PARA SOLITÁRIOS E SONHADORES DESMAIADOS

O que mais me espanta nos caras de 11/16 anos de minha escola é seu pavor pelo vazio. Para eles o nada é impossível. Não conhecem o silêncio, estão sempre ouvindo algum som ou alguma conversa. Acordam e compulsivamente se conectam à sua rede. Rede aliás é lugar de peixe preso ou de dormir à sombra... nome que revela muito : ser capturado e adormecer.
Essa galerinha sabe tanto e nada absorve porque abominam a concentração. É impossível para eles fazer coisa nenhuma, parar e pensar, alimentar uma ilusão.
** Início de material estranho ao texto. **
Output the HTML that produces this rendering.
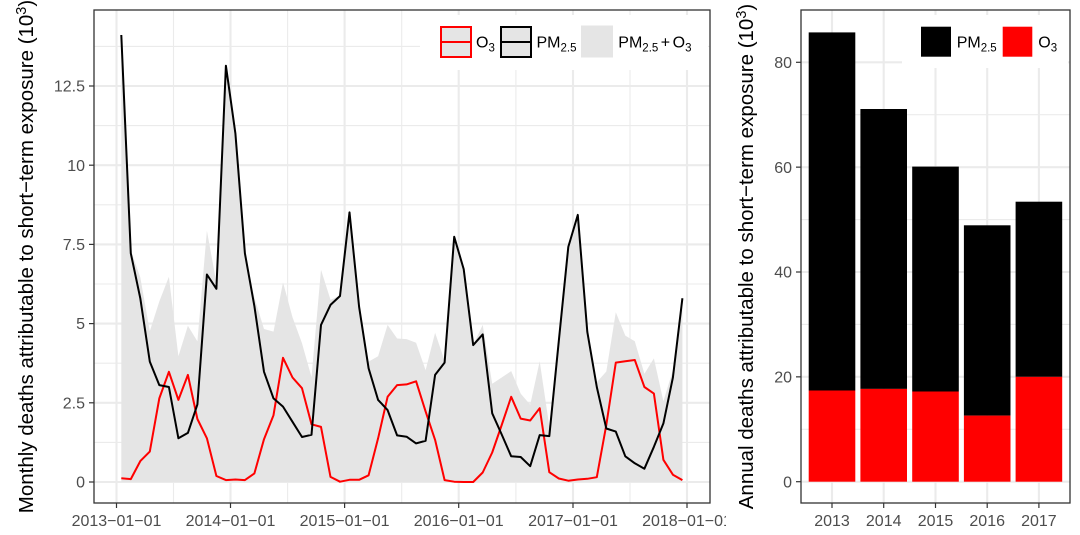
<!DOCTYPE html>
<html>
<head>
<meta charset="utf-8">
<style>
  html, body { margin: 0; padding: 0; background: #ffffff; }
  svg { display: block; }
  text { font-family: "Liberation Sans", Arial, sans-serif; }
</style>
</head>
<body>
<svg width="1080" height="535" viewBox="0 0 1080 535" xmlns="http://www.w3.org/2000/svg">
  <rect x="0" y="0" width="1080" height="535" fill="#ffffff"/>
  <defs>
    <clipPath id="leftclip"><rect x="0" y="0" width="726" height="535"/></clipPath>
    <clipPath id="lpanel"><rect x="94" y="10" width="616" height="493"/></clipPath>
    <clipPath id="rpanel"><rect x="801" y="10" width="269" height="493"/></clipPath>
  </defs>

  <!-- ================= LEFT PANEL ================= -->
  <g clip-path="url(#leftclip)">
    <g clip-path="url(#lpanel)">
      <rect x="94" y="10" width="616" height="493" fill="#ffffff"/>
      <!-- minor grid -->
      <g stroke="#ebebeb" stroke-width="1.1" fill="none">
        <line x1="94" x2="710" y1="442.4" y2="442.4"/>
        <line x1="94" x2="710" y1="363.2" y2="363.2"/>
        <line x1="94" x2="710" y1="284.0" y2="284.0"/>
        <line x1="94" x2="710" y1="204.8" y2="204.8"/>
        <line x1="94" x2="710" y1="125.6" y2="125.6"/>
        <line x1="94" x2="710" y1="46.4" y2="46.4"/>
        <line y1="10" y2="503" x1="173.5" x2="173.5"/>
        <line y1="10" y2="503" x1="287.6" x2="287.6"/>
        <line y1="10" y2="503" x1="401.7" x2="401.7"/>
        <line y1="10" y2="503" x1="515.9" x2="515.9"/>
        <line y1="10" y2="503" x1="630.0" x2="630.0"/>
      </g>
      <!-- major grid -->
      <g stroke="#ebebeb" stroke-width="2.1" fill="none">
        <line x1="94" x2="710" y1="482" y2="482"/>
        <line x1="94" x2="710" y1="402.8" y2="402.8"/>
        <line x1="94" x2="710" y1="323.6" y2="323.6"/>
        <line x1="94" x2="710" y1="244.4" y2="244.4"/>
        <line x1="94" x2="710" y1="165.2" y2="165.2"/>
        <line x1="94" x2="710" y1="86.0" y2="86.0"/>
        <line y1="10" y2="503" x1="116.5" x2="116.5"/>
        <line y1="10" y2="503" x1="230.5" x2="230.5"/>
        <line y1="10" y2="503" x1="344.6" x2="344.6"/>
        <line y1="10" y2="503" x1="458.7" x2="458.7"/>
        <line y1="10" y2="503" x1="573.0" x2="573.0"/>
        <line y1="10" y2="503" x1="687.0" x2="687.0"/>
      </g>

      <!-- sum area -->
      <polygon fill="#e5e5e5" stroke="none" points="121.3,482 121.3,31.2 130.8,250.4 140.3,277.4 149.8,331.2 159.3,301.5 168.9,276.8 178.4,356.2 187.9,325.8 197.4,341.4 206.9,230.8 216.4,282.8 225.9,63.8 235.4,131.0 244.9,251.4 254.4,297.6 264.0,329.0 273.5,331.6 283.0,282.4 292.5,317.3 302.0,343.2 311.5,377.1 321.0,269.8 330.5,299.8 340.0,295.7 349.5,210.2 359.1,304.6 368.6,361.6 378.1,356.2 387.6,324.9 397.1,338.5 406.6,339.1 416.1,342.7 425.6,370.2 435.1,332.8 444.6,360.7 454.2,236.5 463.7,269.1 473.2,345.1 482.7,324.9 492.2,383.8 501.7,377.5 511.2,371.1 520.7,393.6 530.2,404.7 539.7,361.3 549.3,426.3 558.8,337.5 568.3,245.6 577.8,212.4 587.3,328.6 596.8,382.2 606.3,371.5 615.8,312.2 625.3,335.6 634.8,341.3 644.4,373.7 653.9,358.4 663.4,401.2 672.9,370.2 682.4,296.4 682.4,482"/>

      <!-- O3 line -->
      <polyline fill="none" stroke="#ff0000" stroke-width="2" stroke-linejoin="round" points="121.3,478.2 130.8,479.1 140.3,461.1 149.8,451.6 159.3,398.4 168.9,371.8 178.4,399.9 187.9,374.9 197.4,419.0 206.9,438.3 216.4,476.0 225.9,480.1 235.4,479.5 244.9,480.1 254.4,473.4 264.0,439.2 273.5,415.2 283.0,357.8 292.5,377.5 302.0,388.2 311.5,424.3 321.0,426.9 330.5,476.9 340.0,481.7 349.5,479.8 359.1,479.8 368.6,475.3 378.1,438.3 387.6,396.8 397.1,385.1 406.6,384.4 416.1,381.3 425.6,411.4 435.1,439.9 444.6,480.1 454.2,481.7 463.7,482 473.2,482 482.7,472.5 492.2,452.5 501.7,425.0 511.2,396.8 520.7,418.6 530.2,420.5 539.7,408.2 549.3,472.2 558.8,478.5 568.3,480.7 577.8,479.5 587.3,478.8 596.8,477.2 606.3,425.0 615.8,362.6 625.3,361.3 634.8,360.0 644.4,387.0 653.9,393.6 663.4,459.8 672.9,474.7 682.4,480.1"/>

      <!-- PM2.5 line -->
      <polyline fill="none" stroke="#000000" stroke-width="2" stroke-linejoin="round" points="121.3,35.0 130.8,253.3 140.3,298.3 149.8,361.6 159.3,385.1 168.9,387.0 178.4,438.3 187.9,432.9 197.4,404.4 206.9,274.5 216.4,288.8 225.9,65.7 235.4,133.5 244.9,253.3 254.4,306.2 264.0,371.8 273.5,398.4 283.0,406.6 292.5,421.8 302.0,437.0 311.5,434.8 321.0,324.9 330.5,304.9 340.0,296.0 349.5,212.4 359.1,306.8 368.6,368.3 378.1,399.9 387.6,410.1 397.1,435.4 406.6,436.7 416.1,443.4 425.6,440.8 435.1,374.9 444.6,362.6 454.2,236.8 463.7,269.1 473.2,345.1 482.7,334.4 492.2,413.3 501.7,434.5 511.2,456.3 520.7,457.0 530.2,466.2 539.7,435.1 549.3,436.1 558.8,341.0 568.3,246.9 577.8,214.9 587.3,331.8 596.8,387.0 606.3,428.5 615.8,431.6 625.3,456.3 634.8,463.3 644.4,468.7 653.9,446.8 663.4,423.4 672.9,377.5 682.4,298.3"/>

      <!-- legend -->
      <rect x="420" y="15" width="288" height="55" fill="#ffffff"/>
      <rect x="441" y="27" width="30" height="30" fill="#e5e5e5" stroke="#ff0000" stroke-width="2"/>
      <line x1="441" x2="471" y1="42" y2="42" stroke="#ff0000" stroke-width="2"/>
      <rect x="501" y="27" width="30" height="30" fill="#e5e5e5" stroke="#000000" stroke-width="2"/>
      <line x1="501" x2="531" y1="42" y2="42" stroke="#000000" stroke-width="2"/>
      <rect x="581" y="25.5" width="32" height="32" fill="#e5e5e5"/>
      <text x="476" y="47.5" font-size="16" fill="#000">O<tspan font-size="11.5" dy="4">3</tspan></text>
      <text x="536.5" y="47.5" font-size="16" fill="#000">PM<tspan font-size="11.5" dy="4">2.5</tspan></text>
      <text x="618.3" y="47.5" font-size="16" fill="#000">PM<tspan font-size="11.5" dy="4">2.5</tspan><tspan dy="-4" dx="2.5">+</tspan><tspan dx="2.5">O</tspan><tspan font-size="11.5" dy="4">3</tspan></text>
    </g>

    <!-- panel border -->
    <rect x="94" y="10" width="616" height="493" fill="none" stroke="#333333" stroke-width="1.3"/>

    <!-- ticks -->
    <g stroke="#333333" stroke-width="1.2">
      <line x1="89" x2="94" y1="482" y2="482"/>
      <line x1="89" x2="94" y1="402.8" y2="402.8"/>
      <line x1="89" x2="94" y1="323.6" y2="323.6"/>
      <line x1="89" x2="94" y1="244.4" y2="244.4"/>
      <line x1="89" x2="94" y1="165.2" y2="165.2"/>
      <line x1="89" x2="94" y1="86.0" y2="86.0"/>
      <line y1="503" y2="508" x1="116.5" x2="116.5"/>
      <line y1="503" y2="508" x1="230.5" x2="230.5"/>
      <line y1="503" y2="508" x1="344.6" x2="344.6"/>
      <line y1="503" y2="508" x1="458.7" x2="458.7"/>
      <line y1="503" y2="508" x1="573.0" x2="573.0"/>
      <line y1="503" y2="508" x1="687.0" x2="687.0"/>
    </g>
    <g font-size="16" fill="#4d4d4d" text-anchor="end">
      <text x="85" y="487.6">0</text>
      <text x="85" y="408.4">2.5</text>
      <text x="85" y="329.2">5</text>
      <text x="85" y="250.0">7.5</text>
      <text x="85" y="170.8">10</text>
      <text x="85" y="91.6">12.5</text>
    </g>
    <g font-size="16" fill="#4d4d4d" text-anchor="middle">
      <text x="116.5" y="526">2013−01−01</text>
      <text x="230.5" y="526">2014−01−01</text>
      <text x="344.6" y="526">2015−01−01</text>
      <text x="458.7" y="526">2016−01−01</text>
      <text x="573.0" y="526">2017−01−01</text>
      <text x="687.0" y="526">2018−01−01</text>
    </g>
    <!-- y title -->
    <text transform="translate(33,256.5) rotate(-90)" text-anchor="middle" font-size="20.5" fill="#000">Monthly deaths attributable to short−term exposure (10<tspan font-size="14.5" dy="-7">3</tspan><tspan dy="7">)</tspan></text>
  </g>

  <!-- ================= RIGHT PANEL ================= -->
  <g clip-path="url(#rpanel)">
    <rect x="801" y="10" width="269" height="493" fill="#ffffff"/>
    <g stroke="#ebebeb" stroke-width="1.1">
      <line x1="801" x2="1070" y1="429.3" y2="429.3"/>
      <line x1="801" x2="1070" y1="324.4" y2="324.4"/>
      <line x1="801" x2="1070" y1="219.6" y2="219.6"/>
      <line x1="801" x2="1070" y1="114.7" y2="114.7"/>
    </g>
    <g stroke="#ebebeb" stroke-width="2.1">
      <line x1="801" x2="1070" y1="481.7" y2="481.7"/>
      <line x1="801" x2="1070" y1="376.85" y2="376.85"/>
      <line x1="801" x2="1070" y1="272.0" y2="272.0"/>
      <line x1="801" x2="1070" y1="167.15" y2="167.15"/>
      <line x1="801" x2="1070" y1="62.3" y2="62.3"/>
      <line y1="10" y2="503" x1="832.0" x2="832.0"/>
      <line y1="10" y2="503" x1="883.7" x2="883.7"/>
      <line y1="10" y2="503" x1="935.5" x2="935.5"/>
      <line y1="10" y2="503" x1="987.2" x2="987.2"/>
      <line y1="10" y2="503" x1="1038.9" x2="1038.9"/>
    </g>
    <g fill="#000000">
      <rect x="808.7" y="32.4" width="46.6" height="358.1"/>
      <rect x="860.4" y="109.0" width="46.6" height="279.9"/>
      <rect x="912.2" y="166.6" width="46.6" height="224.9"/>
      <rect x="963.9" y="225.3" width="46.6" height="190.3"/>
      <rect x="1015.6" y="201.7" width="46.6" height="175.15"/>
    </g>
    <g fill="#ff0000">
      <rect x="808.7" y="390.5" width="46.6" height="91.2"/>
      <rect x="860.4" y="388.9" width="46.6" height="92.8"/>
      <rect x="912.2" y="391.5" width="46.6" height="90.2"/>
      <rect x="963.9" y="415.6" width="46.6" height="66.1"/>
      <rect x="1015.6" y="376.85" width="46.6" height="104.85"/>
    </g>
    <rect x="902" y="15" width="166" height="53" fill="#ffffff"/>
    <rect x="921" y="26.7" width="30" height="30" fill="#000000"/>
    <rect x="1002.7" y="26.7" width="29.6" height="30" fill="#ff0000"/>
    <text x="956.7" y="47.5" font-size="16" fill="#000">PM<tspan font-size="11.5" dy="4">2.5</tspan></text>
    <text x="1038.3" y="47.5" font-size="16" fill="#000">O<tspan font-size="11.5" dy="4">3</tspan></text>
  </g>
  <rect x="801" y="10" width="269" height="493" fill="none" stroke="#333333" stroke-width="1.3"/>
  <g stroke="#333333" stroke-width="1.2">
    <line x1="796" x2="801" y1="481.7" y2="481.7"/>
    <line x1="796" x2="801" y1="376.85" y2="376.85"/>
    <line x1="796" x2="801" y1="272.0" y2="272.0"/>
    <line x1="796" x2="801" y1="167.15" y2="167.15"/>
    <line x1="796" x2="801" y1="62.3" y2="62.3"/>
    <line y1="503" y2="508" x1="832.0" x2="832.0"/>
    <line y1="503" y2="508" x1="883.7" x2="883.7"/>
    <line y1="503" y2="508" x1="935.5" x2="935.5"/>
    <line y1="503" y2="508" x1="987.2" x2="987.2"/>
    <line y1="503" y2="508" x1="1038.9" x2="1038.9"/>
  </g>
  <g font-size="16" fill="#4d4d4d" text-anchor="end">
    <text x="792" y="487.3">0</text>
    <text x="792" y="382.45">20</text>
    <text x="792" y="277.6">40</text>
    <text x="792" y="172.75">60</text>
    <text x="792" y="67.9">80</text>
  </g>
  <g font-size="16" fill="#4d4d4d" text-anchor="middle">
    <text x="832.0" y="526">2013</text>
    <text x="883.7" y="526">2014</text>
    <text x="935.5" y="526">2015</text>
    <text x="987.2" y="526">2016</text>
    <text x="1038.9" y="526">2017</text>
  </g>
  <text transform="translate(753,256.5) rotate(-90)" text-anchor="middle" font-size="20.5" fill="#000">Annual deaths attributable to short−term exposure (10<tspan font-size="14.5" dy="-7">3</tspan><tspan dy="7">)</tspan></text>
</svg>
</body>
</html>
Se mexem sem parar. Falam, ligam o celular, aumentam o volume, beijam e beijam e ficam, se conectam, e fazem tudo para não ficar um só minuto solitários. São estações de um gigantesco circuito.
Faço parte disso.
Leio muito menos do que lia. Me concentro mal. Escrevo pior e ouço música enquanto faço coisas. Chego em casa e ligo a tv, o computador, o rádio. Janto de frente para a tela. Menos tempo com meus cães. E usufruo menos de meus filmes. Pego de meu mar de vazio em rede de aço. Mais um.
Mas eu conheci o outro lado. Eu ficava no sitio do meu pai e dava pra crer, firmemente, estar na Rússia em 1880. Eu li Poe a luz de lampião e ficava um mês sem tv, telefone ou música. Era sol e bichos, água e livros, conversas no escuro e chuva com lama. O mundo podia explodir, meus contatos podiam morrer, eu não saberia. Era um tipo de lua de mel comigo mesmo. Dormir ouvindo meu pensamento.
Mesmo em casa não havia esse apelo magnético pela rede. Tardes inteiras sem nada pra fazer, tardes em que o tempo parava, longas e sem sol, em que eu me deitava no chão e ficava olhando o teto da sala. Tardes flanando pelas ruas que eu amo tanto, escutando a água correndo pela sarjeta, o vento nas folhas, vozes de crianças jogando taco, cães que latem. Tardes de sentar na calçada e ficar olhando as pessoas que passam e o sol se deitar. Um absoluto vazio na mente, um nada fazer e nada pensar. A felicidade.
A tv era lenta. Sem controle remoto eu me desligava quando vinham os comerciais. Ela ficava ligada e eu ficava distante. O ato de colocar um vinil para tocar convidava a ouvi-lo inteiro, dava preguiça de pular faixas e colocar outro disco. Tudo tinha de ser feito inteiro. Não existima botões para pular tudo. Voce não podia editar o tempo. Então, relaxava e pensava...
Agora eu chego a assistir quatro canais ao mesmo tempo e a escutar cinco cds em meia hora. Leio três livros ao mesmo tempo ( quando ruins ). E sinto ao final que não assisti coisa nenhuma, não escutei nenhuma música e não li algo que me lembre. Travo contato com um milhão de coisas e nada me penetra. Estou na rede.
Meu sonho é desligar tudo e voltar a pensar. Mas é sonho de fumante e de alcoólatra : adiado. A sedução do vicio é grande, mesmo sabendo que meu tempo é acelerado e gasto no desejo de se ter mais tempo. Tudo que é moderno nos promete mais rapidez para termos mais tempo para ser gasto em mais rapidez. O canal é mudado com um clic do sofá. Mais eficiência. De que vale se a tarde passa voando e dela nada recordo ?
Amontoados em rede, os peixes se debatem e não podem ir para lugar algum. Todos estão juntos nessa, ninguém está só. A vastidão do mar ficou pra trás. Nosso destino é a lata.